East Hartford Mayor Melody Currey estimated that a regional hotel tax, raised from mostly those who don’t live in the state, could raise $5 to $7 million. She said this sounds like a reasonable tax for a group of towns to share.

She said anything the state can do to diversify the ability a municipality has to raise revenue will help.

“We’ve never been able to count on PILOT funds,” Currey said.

And Malone and DeStefano both said they would love to get rid of the car tax because it creates more headaches than revenue. Gov. M. Jodi Rell proposed getting rid of the car tax three years ago, but municipal officials didn’t believe they would receive the money from the state to offset the lost revenues.

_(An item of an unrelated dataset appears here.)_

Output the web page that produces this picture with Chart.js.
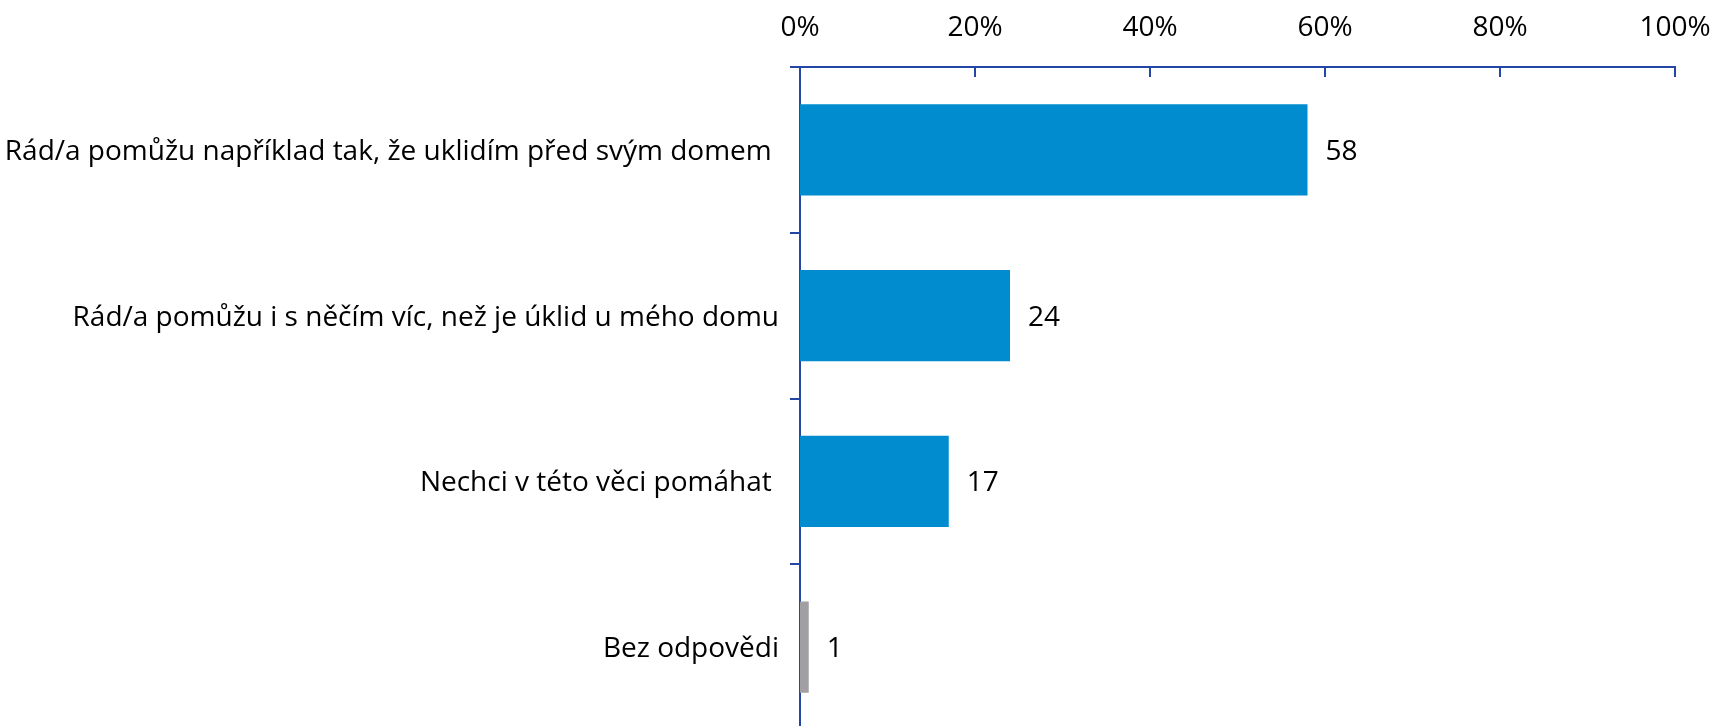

Malone said the Tax Collector’s office in Cheshire expends 70 percent of its efforts colleting the car tax, which brings in only about 7 percent of the towns revenue. “It’s not something we like to do, but we’re fearful of giving it up,” he said.

Local officials also advocated for keeping and raising the municipal conveyance tax.

Traditionally the real estate agents are against the tax and say it impacts the sale of homes, especially during a time when a number of homes are being sold at a loss. The conveyance tax is a tax levied on the seller of the home.

Malone said if the municipal conveyance tax was raised it would only add $412 to the cost of a $294,000 home in his community. Annually the tax generated $200,000 to $350,000 for Cheshire.

A regional sales tax could piggyback off the state sales tax, Currey said. The tax would then be distributed by a Regional Planning Organization to the member towns. It’s unclear how much money the revenue the tax is expected to generated.